— Start of Information provided —

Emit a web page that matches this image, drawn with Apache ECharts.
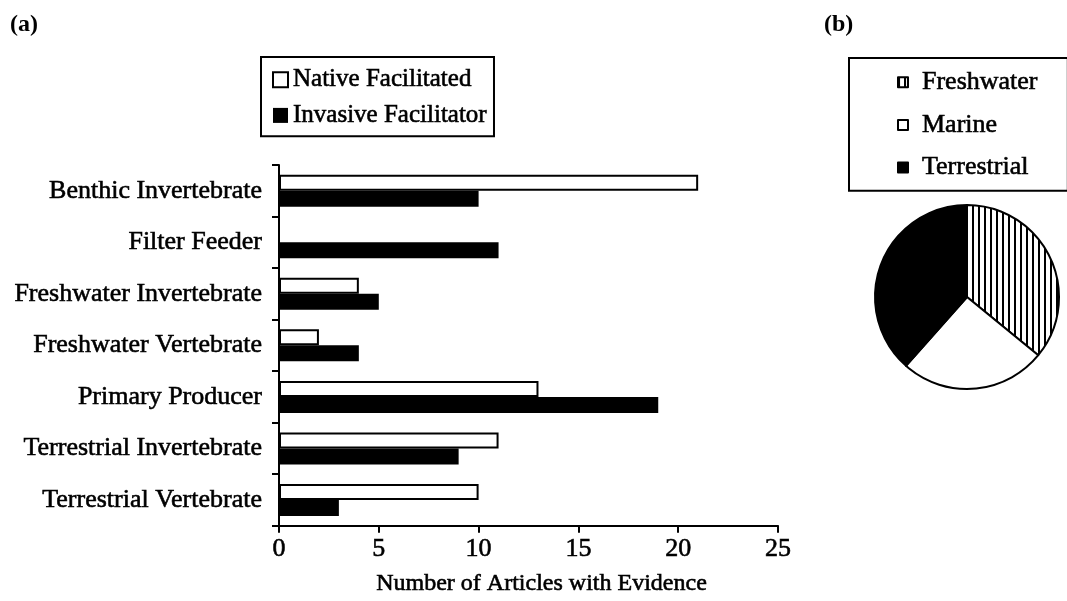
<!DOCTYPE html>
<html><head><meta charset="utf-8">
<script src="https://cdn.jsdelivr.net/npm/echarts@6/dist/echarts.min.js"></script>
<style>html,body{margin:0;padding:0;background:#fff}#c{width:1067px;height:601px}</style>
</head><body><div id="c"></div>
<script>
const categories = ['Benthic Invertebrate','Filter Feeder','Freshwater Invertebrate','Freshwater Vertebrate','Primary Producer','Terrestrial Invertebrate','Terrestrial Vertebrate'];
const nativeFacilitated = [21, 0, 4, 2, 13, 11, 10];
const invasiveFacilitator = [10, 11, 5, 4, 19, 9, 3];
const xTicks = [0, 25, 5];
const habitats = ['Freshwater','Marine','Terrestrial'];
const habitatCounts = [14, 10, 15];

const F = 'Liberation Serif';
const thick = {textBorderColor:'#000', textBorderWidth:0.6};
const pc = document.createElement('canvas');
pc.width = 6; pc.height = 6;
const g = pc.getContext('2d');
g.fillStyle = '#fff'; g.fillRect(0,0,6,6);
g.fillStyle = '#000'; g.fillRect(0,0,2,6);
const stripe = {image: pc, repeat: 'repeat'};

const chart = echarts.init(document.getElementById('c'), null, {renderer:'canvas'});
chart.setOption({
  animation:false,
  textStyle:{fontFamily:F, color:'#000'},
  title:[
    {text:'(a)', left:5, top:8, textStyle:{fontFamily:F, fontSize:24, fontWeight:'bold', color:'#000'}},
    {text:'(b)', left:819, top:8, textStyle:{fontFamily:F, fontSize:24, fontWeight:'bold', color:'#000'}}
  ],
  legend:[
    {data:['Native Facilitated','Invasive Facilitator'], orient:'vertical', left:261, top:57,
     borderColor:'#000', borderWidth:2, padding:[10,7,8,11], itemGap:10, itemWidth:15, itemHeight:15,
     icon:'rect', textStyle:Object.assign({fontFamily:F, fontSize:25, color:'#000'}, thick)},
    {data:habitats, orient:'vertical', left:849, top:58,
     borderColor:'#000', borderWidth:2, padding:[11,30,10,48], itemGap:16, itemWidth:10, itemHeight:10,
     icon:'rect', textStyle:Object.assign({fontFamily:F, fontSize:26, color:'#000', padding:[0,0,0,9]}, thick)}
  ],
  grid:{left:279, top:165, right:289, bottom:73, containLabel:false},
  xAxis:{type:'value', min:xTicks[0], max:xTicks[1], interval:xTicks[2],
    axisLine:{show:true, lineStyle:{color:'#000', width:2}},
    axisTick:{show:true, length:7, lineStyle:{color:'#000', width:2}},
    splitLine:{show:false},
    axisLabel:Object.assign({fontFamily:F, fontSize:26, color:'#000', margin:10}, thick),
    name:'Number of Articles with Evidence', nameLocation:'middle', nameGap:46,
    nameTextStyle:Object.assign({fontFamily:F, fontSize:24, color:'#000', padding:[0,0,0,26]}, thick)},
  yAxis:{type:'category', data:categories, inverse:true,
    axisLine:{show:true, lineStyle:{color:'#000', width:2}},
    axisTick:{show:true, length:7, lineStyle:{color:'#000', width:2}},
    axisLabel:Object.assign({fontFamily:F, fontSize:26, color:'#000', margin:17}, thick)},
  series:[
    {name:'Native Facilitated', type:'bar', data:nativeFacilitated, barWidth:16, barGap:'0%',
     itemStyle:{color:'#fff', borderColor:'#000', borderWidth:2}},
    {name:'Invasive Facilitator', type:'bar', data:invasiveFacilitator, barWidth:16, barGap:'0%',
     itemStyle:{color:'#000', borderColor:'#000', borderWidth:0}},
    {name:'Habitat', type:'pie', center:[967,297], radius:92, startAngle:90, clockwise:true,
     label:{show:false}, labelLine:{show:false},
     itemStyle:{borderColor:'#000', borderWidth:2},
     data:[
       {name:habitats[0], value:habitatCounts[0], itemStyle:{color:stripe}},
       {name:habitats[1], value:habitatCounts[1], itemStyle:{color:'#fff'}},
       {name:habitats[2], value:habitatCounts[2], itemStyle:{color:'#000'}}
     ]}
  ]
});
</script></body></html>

— End of Information provided —

### [Exercise]
Give only the number of lines above that hold the string "image".

### [The reply]
2